# Vector analysis

1. Nov 19, 2009

### Denver Dang

1. The problem statement, all variables and given/known data
Let the curve C be paramatized into polar coordinates given by:

$$$r\left( t \right)=\left( r\left( t \right)\cos \theta \left( t \right),\,\,\,\,\,r\left( t \right)\sin \theta \left( t \right) \right),\,\,\,\,\,a\le t\le b$$$
where r and theta is continuous derivatives and r(t) > 0.

Show that:

$$$F\left( r\left( t \right) \right)\cdot r'\left( t \right)=\theta '\left( t \right)\,\,\,\,\,and\,\,\,\,\,\int_{C}{F\cdot dr=\theta \left( b \right)}-\theta \left( a \right)$$$

2. Relevant equations

F is given by:

$$$F\left( x,y \right)=\frac{-y\,i+x\,j}{{{x}^{2}}+{{y}^{2}}}$$$

3. The attempt at a solution

No idea... I get stupid when it changes into polar coords.
So anyone with a little hint maybe ?

Regards

2. Nov 19, 2009

### clamtrox

Start by calculating what F is in polar coordinates: x = r cos theta, y = r sin theta.

3. Nov 19, 2009

### Denver Dang

Then I get:

$$F\left( r,\theta \right)=\frac{\cos \left( \theta \right)j-\sin \left( \theta \right)i}{r}$$

Last edited: Nov 19, 2009
4. Nov 19, 2009

### Dick

So far, so good. Now what's R'(t) where R(t)=r(t)cos(theta(t))i+r(t)sin(theta(t))j?
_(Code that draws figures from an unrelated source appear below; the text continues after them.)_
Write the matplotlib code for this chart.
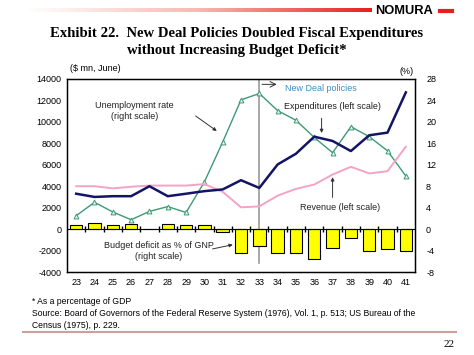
import numpy as np
import matplotlib
matplotlib.use('Agg')
import matplotlib.pyplot as plt
from matplotlib.colors import LinearSegmentedColormap

plt.rcParams['axes.unicode_minus'] = False

years = np.arange(23, 42)
expenditures = [3300, 3000, 3070, 3070, 4000, 3070, 3300, 3540, 3700, 4560, 3840,
                6030, 7030, 8620, 8220, 7280, 8750, 9000, 12750]
revenue = [4000, 4000, 3800, 3950, 4060, 4060, 4060, 4200, 3470, 2030, 2120,
           3120, 3750, 4160, 5090, 5810, 5190, 5400, 7690]
unemployment = [2.5, 5.0, 3.2, 1.75, 3.3, 4.2, 3.1, 8.8, 16.25, 24.1, 25.3,
                22.1, 20.3, 17.1, 14.25, 19.1, 17.25, 14.6, 9.9]
deficit = [0.8, 1.1, 0.8, 0.9, 0.05, 0.9, 0.7, 0.8, -0.6, -4.4, -3.1,
           -4.5, -4.5, -5.6, -3.6, -1.6, -4.0, -3.7, -4.1]

sans = 'Liberation Sans'
serif = 'Liberation Serif'

fig = plt.figure(figsize=(4.74, 3.55), dpi=100)

# header: gradient rule + logo
gax = fig.add_axes([0.06, 0.965, 0.725, 0.012])
grad = np.linspace(0, 1, 256).reshape(1, -1)
cm = LinearSegmentedColormap.from_list('rule', ['#ffffff', '#f7b8b0', '#e8201c'])
gax.imshow(grad, aspect='auto', cmap=cm)
gax.axis('off')
fig.text(0.791, 0.968, 'NOMURA', family=sans, weight='bold', fontsize=9.3, va='center')
fig.add_artist(plt.Line2D([0.928, 0.953], [0.969, 0.969], color='#e8201c', lw=3,
                          transform=fig.transFigure))

fig.text(0.5, 0.905, 'Exhibit 22.  New Deal Policies Doubled Fiscal Expenditures',
         family=serif, weight='bold', fontsize=10.6, ha='center', va='center')
fig.text(0.5, 0.857, 'without Increasing Budget Deficit*',
         family=serif, weight='bold', fontsize=10.6, ha='center', va='center')

ax = fig.add_axes([0.1414, 0.2338, 0.7341, 0.5437])
ax2 = ax.twinx()

ax.set_xlim(22.5, 41.5)
ax.set_ylim(-4000, 14000)
ax2.set_ylim(-8, 28)
ax.set_yticks(np.arange(-4000, 14001, 2000))
ax2.set_yticks(np.arange(-8, 29, 4))
ax.set_xticks(years)
ax.set_xticklabels([str(y) for y in years])
for a in (ax, ax2):
    a.tick_params(labelsize=6.5, length=0, pad=4)
    for lab in a.get_yticklabels() + a.get_xticklabels():
        lab.set_family(sans)
ax2.tick_params(pad=8)
for s in ax.spines.values():
    s.set_linewidth(1.0)

ax.axhline(0, color='black', lw=0.8, zorder=1)
ax.plot(years[:-1] + 0.5, [0] * (len(years) - 1), linestyle='none', marker='|',
        color='black', markersize=4, zorder=3)

ax2.bar(years, deficit, width=0.68, color='#ffff00', edgecolor='black', linewidth=0.8, zorder=2)

ax.plot(years, revenue, color='#f4a3c6', lw=1.4, zorder=4)
ax.plot(years, expenditures, color='#141466', lw=1.8, zorder=5)
ax2.plot(years, unemployment, color='#3d9a76', lw=1.0, marker='^', markersize=3.5,
         markerfacecolor='#e8f4ee', markeredgecolor='#3d9a76', markeredgewidth=0.7, zorder=6)

ax.set_zorder(ax2.get_zorder() + 1)
ax.patch.set_visible(False)

# New Deal marker
ax2.plot([33, 33], [28, -6.25], color='#999999', lw=1.2, zorder=1)
ax2.annotate('', xy=(34.1, 27), xytext=(33, 27),
             arrowprops=dict(arrowstyle='->', color='#333333', lw=0.7))
ax2.text(34.4, 26.2, 'New Deal policies', color='#3a8fcc', fontsize=6.5, family=sans, va='center')

# annotations
kw = dict(fontsize=6.5, family=sans, ha='center', va='center', color='#222222')
ax.text(26.2, 11000, 'Unemployment rate\n(right scale)', **kw)
ax.annotate('', xy=(30.8, 9000), xytext=(29.4, 10700),
            arrowprops=dict(arrowstyle='-|>', color='#333333', lw=0.7, mutation_scale=5))
ax.text(37.0, 11400, 'Expenditures (left scale)', **kw)
ax.annotate('', xy=(36.4, 8700), xytext=(36.4, 10600),
            arrowprops=dict(arrowstyle='-|>', color='#333333', lw=0.7, mutation_scale=5))
ax.text(37.4, 2050, 'Revenue (left scale)', **kw)
ax.annotate('', xy=(37.0, 5100), xytext=(37.0, 2700),
            arrowprops=dict(arrowstyle='-|>', color='#333333', lw=0.7, mutation_scale=5))
ax.text(27.5, -2050, 'Budget deficit as % of GNP\n(right scale)', **kw)
ax.annotate('', xy=(31.7, -1400), xytext=(30.3, -1900),
            arrowprops=dict(arrowstyle='-|>', color='#333333', lw=0.7, mutation_scale=5))

fig.text(0.148, 0.808, '($ mn, June)', fontsize=6.5, family=sans, va='center')
fig.text(0.842, 0.800, '(%)', fontsize=6.5, family=sans, va='center')

# footer
fsz = 6.2
fig.text(0.068, 0.152, '* As a percentage of GDP', fontsize=fsz, family=sans, va='center')
fig.text(0.068, 0.117, 'Source: Board of Governors of the Federal Reserve System (1976), Vol. 1, p. 513; US Bureau of the',
         fontsize=fsz, family=sans, va='center')
fig.text(0.068, 0.083, 'Census (1975), p. 229.', fontsize=fsz, family=sans, va='center')
fig.add_artist(plt.Line2D([0.048, 0.962], [0.065, 0.065], color='#c9a09a', lw=1.5,
                          transform=fig.transFigure))
fig.text(0.948, 0.030, '22', fontsize=8, family=serif, ha='center', va='center')

fig.savefig('out.png', dpi=100)
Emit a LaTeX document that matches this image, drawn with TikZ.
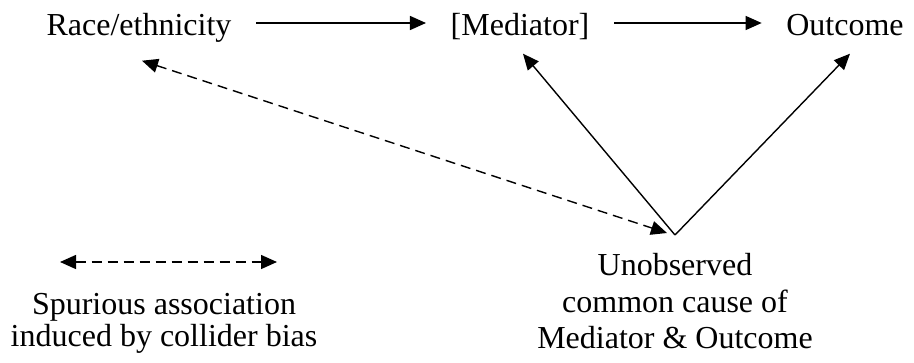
\documentclass[tikz,border=0pt]{standalone}
\usepackage{fontspec}
\setmainfont{Liberation Serif}
\usetikzlibrary{arrows.meta}

\begin{document}
\begin{tikzpicture}[x=1pt, y=-1pt, line width=1.4pt, >={Triangle[length=16pt,width=14pt]},
    main/.style = {font=\fontsize{32}{36.5}\selectfont, text height=24pt, text depth=0pt, inner xsep=24pt, inner ysep=18pt, anchor=base},
    note/.style = {font=\fontsize{32}{36.5}\selectfont, align=center, inner sep=0pt, anchor=north},
    spur/.style = {dash pattern=on 10pt off 6pt}]
      \useasboundingbox (0,0) rectangle (914,362);
      \node[main] (n_1) at (139,35) {Race/ethnicity};
      \node[main] (n_2) at (520,35) {[Mediator]};
      \node[main] (n_3) at (845,35) {Outcome};
      \node[note] (n_4) at (675,253) {Unobserved\\common cause of\\Mediator \& Outcome};
      \node[note, font=\fontsize{32}{32}\selectfont] (n_5) at (164,293) {Spurious association\\induced by collider bias};
      \coordinate (c_1) at ([yshift=18pt]n_4.north);
      \coordinate (c_2) at ([xshift=-8pt,yshift=2pt]c_1);
      \coordinate (l_1) at (60,262);
      \coordinate (l_2) at (277,262);

      \draw[->] (n_1) -- (n_2);
      \draw[->] (n_2) -- (n_3);
      \draw[->] (c_1) -- ([xshift=3pt]n_2.south);
      \draw[->] (c_1) -- ([xshift=5pt]n_3.south);
      \draw[<->, spur] ([xshift=3pt,yshift=-7pt]n_1.south) -- (c_2);
      \draw[<->, spur] (l_1) -- (l_2);
    \end{tikzpicture}
\end{document}
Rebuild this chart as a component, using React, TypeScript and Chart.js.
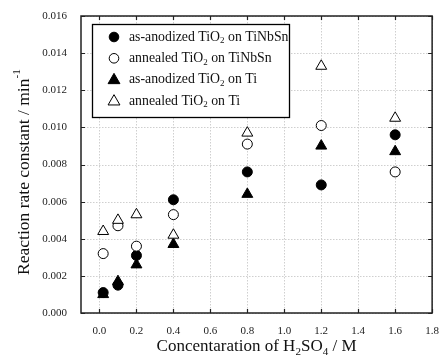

Try not to confuse the scalar r(t) with the vector R(t). It's R'(t) you want to dot with F.

5. Nov 19, 2009

### Denver Dang

Well, that's what confuses me :)
How do I differentiate a function with functions in it ? And with respect to what ? r or theta ? If I do it with respect to both, then I get to different R'(t), dont I ?

6. Nov 19, 2009

### Dick

Differentiate with respect to t. You'll need to use the product rule.

7. Nov 19, 2009

### Denver Dang

Hmmm...
But there is no t in R(t) ? :S

8. Nov 19, 2009

### Dick

There are two functions r(t) and theta(t)!!

9. Nov 19, 2009

### Denver Dang

Ehhh, I feel pretty stupid right now :S
Do I know the functions r(t) and theta(t) ? :S

10. Nov 19, 2009

### Dick

No, but you know dr(t)/dt=r'(t) and dtheta(t)/dt=theta'(t). Just write out R(t)' in terms of them.